There are films that demand sequels, and then there's Miss Congeniality. Oh, the 'dowdy cop goes undercover at a beauty pageant and gets in touch with her inner babe' comedy was enjoyable enough, and gave Sandra Bullock one of her better roles as the clunky, accident-prone Fed - but nobody (except perhaps Bullock's bank manager) was crying out for a follow-up. Nonetheless, here it is and, sad to report, it's exactly in line with expectations, never rising above the mundane.
Initially, it looks like we might be in for something above and beyond the norm, as Bullock's affable Gracie Hart becomes a self-obsessed bitch, but director John Pasquin quickly drops this in favour of flat set-pieces, lame one-liners and a surfeit of touchy-feely 'respect your inner self' bollocks, all of which needed a dynamic director to make them spark.
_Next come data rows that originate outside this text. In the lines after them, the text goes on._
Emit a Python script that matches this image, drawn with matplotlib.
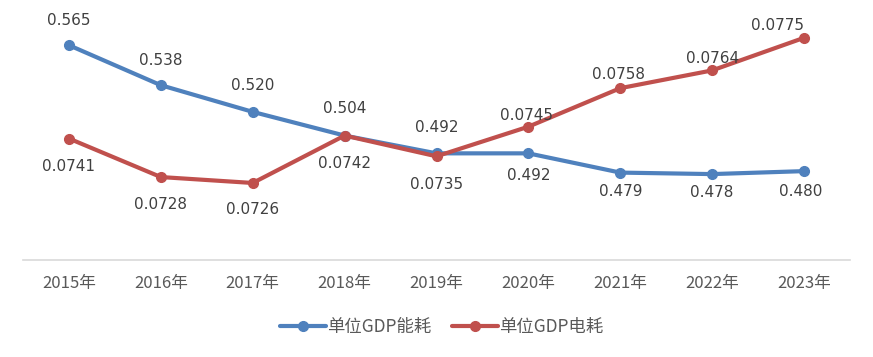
import matplotlib.pyplot as plt

years = ["2015年", "2016年", "2017年", "2018年", "2019年", "2020年", "2021年", "2022年", "2023年"]
energy = [0.565, 0.538, 0.520, 0.504, 0.492, 0.492, 0.479, 0.478, 0.480]
power = [0.0741, 0.0728, 0.0726, 0.0742, 0.0735, 0.0745, 0.0758, 0.0764, 0.0775]
energy_labels = ["0.565", "0.538", "0.520", "0.504", "0.492", "0.492", "0.479", "0.478", "0.480"]
power_labels = ["0.0741", "0.0728", "0.0726", "0.0742", "0.0735", "0.0745", "0.0758", "0.0764", "0.0775"]

# label offsets in pixels (dx, dy), up is positive
energy_off = [(0, 25), (0, 25), (0, 26), (0, 27), (0, 26), (0, -22), (0, -19), (0, -18), (-3, -20)]
power_off = [(0, -28), (0, -27), (0, -27), (0, -28), (0, -28), (-2, 11), (-2, 14), (0, 12), (-27, 12)]

blue = "#4f81bd"
red = "#c0504d"
cjk = ["Noto Sans CJK SC", "DejaVu Sans"]

fig = plt.figure(figsize=(8.73, 3.57), dpi=100)
ax = fig.add_axes([23 / 873, 97 / 357, 827 / 873, 237 / 357])
x = list(range(len(years)))

ax.plot(x, energy, color=blue, lw=3, marker="o", ms=7, solid_capstyle="round", label="单位GDP能耗")
ax.set_ylim(0.42, 0.58)
ax.set_xlim(-0.5, len(years) - 0.5)

ax2 = ax.twinx()
ax2.plot(x, power, color=red, lw=3, marker="o", ms=7, solid_capstyle="round", label="单位GDP电耗")
ax2.set_ylim(0.070, 0.078)

for a in (ax, ax2):
    for s in a.spines.values():
        s.set_visible(False)
    a.set_yticks([])
ax.spines["bottom"].set_visible(True)
ax.spines["bottom"].set_color("#d9d9d9")
ax.spines["bottom"].set_linewidth(1.2)
ax.set_xticks(x)
ax.set_xticklabels(years, family=cjk, fontsize=12, color="#595959")
ax.tick_params(axis="x", length=0, pad=11)
ax2.tick_params(axis="x", length=0)

for i in x:
    ax.annotate(energy_labels[i], (i, energy[i]), xytext=energy_off[i], textcoords="offset pixels",
                ha="center", va="center", fontsize=11, color="#404040")
    ax2.annotate(power_labels[i], (i, power[i]), xytext=power_off[i], textcoords="offset pixels",
                 ha="center", va="center", fontsize=11, color="#404040")

h1, l1 = ax.get_legend_handles_labels()
h2, l2 = ax2.get_legend_handles_labels()
fig.legend(h1 + h2, l1 + l2, loc="center", bbox_to_anchor=(442 / 873, 1 - 327 / 357), ncol=2,
           frameon=False, prop={"family": cjk, "size": 12.5}, labelcolor="#595959",
           handlelength=2.6, columnspacing=1.2, handletextpad=0.1)

fig.savefig("out.png", dpi=100, facecolor="white")
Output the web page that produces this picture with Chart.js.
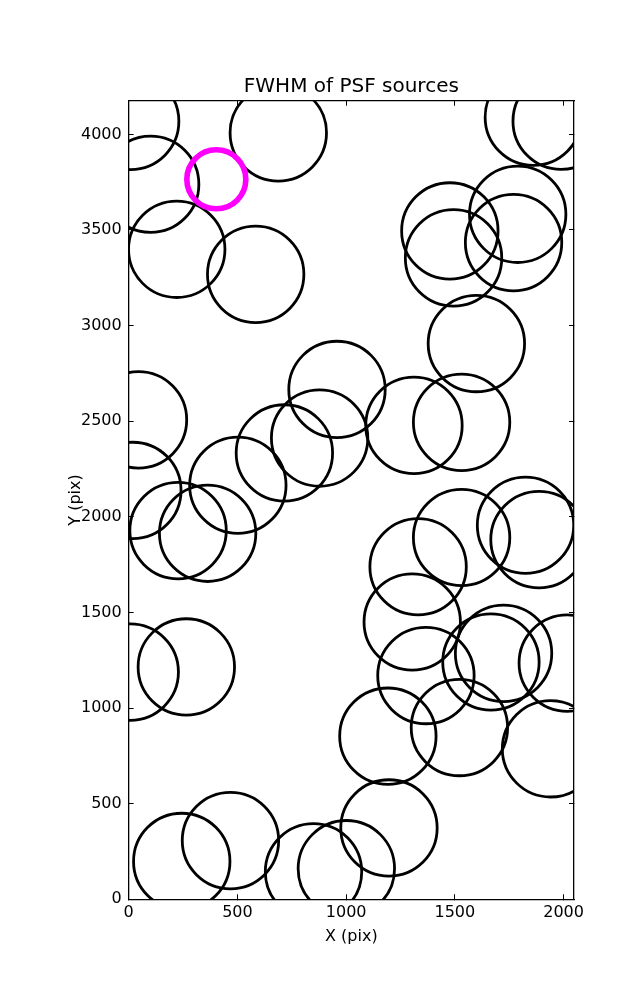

In Pasquin's hands, though, the film just trundles along, colourless and largely joyless.
In the face of such overwhelmingly rote material, Bullock, who's always such a natural screen comedienne, resorts to every trick in the book (pratfalls, disguises, funny voices) to get laughs, and succeeds more than she should have a right to. But by the time she and fellow feisty Fed Regina King are belting out a dance number at a drag bar, you could cut the air of desperation with a Jimmy Choo stiletto.